I am reading Rings and Categories of Modules by Anderson and Fuller. In the book page 293:
An indecomposable injective left $R$-module must be the injective envelope of each of its non-zero submodules.It follows that the set$\quad${${E(R/I)|I\leq R}$}$\quad$contains an isomorphic copy of each indecomposable injective.
I want someone to explain why the set$\quad${${E(R/I)|I\leq R}$}contains an isomorphic copy of each indecomposable injective. Thanks very much.
I assume $E(-)$ denotes injective envelopes, and $I \leq R$ means $I$ is a left ideal of $R$.
Recall Lemma 25.2 on page 290 in Anderson-Fuller. It says $M$ cogenerates $R/I$ iff $I$ is the annihilator of $M$. We apply this to our situation.

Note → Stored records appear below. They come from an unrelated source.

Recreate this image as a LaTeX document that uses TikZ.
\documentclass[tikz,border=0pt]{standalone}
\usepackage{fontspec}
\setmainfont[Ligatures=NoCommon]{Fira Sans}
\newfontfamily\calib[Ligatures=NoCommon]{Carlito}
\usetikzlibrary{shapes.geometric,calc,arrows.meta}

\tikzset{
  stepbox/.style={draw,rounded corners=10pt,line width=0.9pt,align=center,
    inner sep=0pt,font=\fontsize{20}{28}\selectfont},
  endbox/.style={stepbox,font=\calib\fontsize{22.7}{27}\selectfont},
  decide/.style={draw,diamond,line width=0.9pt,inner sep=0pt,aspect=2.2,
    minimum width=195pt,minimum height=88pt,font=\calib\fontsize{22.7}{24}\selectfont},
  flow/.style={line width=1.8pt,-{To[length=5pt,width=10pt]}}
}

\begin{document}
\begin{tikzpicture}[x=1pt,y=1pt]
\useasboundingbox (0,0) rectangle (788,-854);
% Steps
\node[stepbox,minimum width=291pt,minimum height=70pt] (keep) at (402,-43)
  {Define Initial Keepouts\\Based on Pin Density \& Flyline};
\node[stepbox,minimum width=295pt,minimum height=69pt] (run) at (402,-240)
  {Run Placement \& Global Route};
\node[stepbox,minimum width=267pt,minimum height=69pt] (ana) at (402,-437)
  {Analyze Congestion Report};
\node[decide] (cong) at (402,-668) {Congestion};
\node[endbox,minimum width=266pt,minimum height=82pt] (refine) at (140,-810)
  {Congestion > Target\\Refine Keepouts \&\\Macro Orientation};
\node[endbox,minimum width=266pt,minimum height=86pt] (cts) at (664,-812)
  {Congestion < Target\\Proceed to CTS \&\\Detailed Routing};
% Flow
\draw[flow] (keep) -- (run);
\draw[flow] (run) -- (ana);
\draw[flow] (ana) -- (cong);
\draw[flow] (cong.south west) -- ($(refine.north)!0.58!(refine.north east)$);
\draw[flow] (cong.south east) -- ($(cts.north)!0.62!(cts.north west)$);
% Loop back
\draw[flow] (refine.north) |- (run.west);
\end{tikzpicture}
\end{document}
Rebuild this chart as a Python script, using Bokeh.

Take any indecomposable injective $E$, and let $I \leq R$ be its annihilator. Then $E$ cogenerates $R/I$ by the lemma. That implies there is a monomorphism $\iota \colon R/I \to E^n$ for some $n \in \mathbb{N}$. Take a projection $\pi \colon E^n \to E$ such that $\pi \iota \neq 0$. Then the composition induces a monomorphism $(R/I) /\ker(\pi \iota) \to E$. Since $E$ is the injective envelope of all of its submodules, this shows $E$ is isomorphic to the injective envelope of $(R/I) /\ker(\pi \iota)$, which is a factor module of $R$.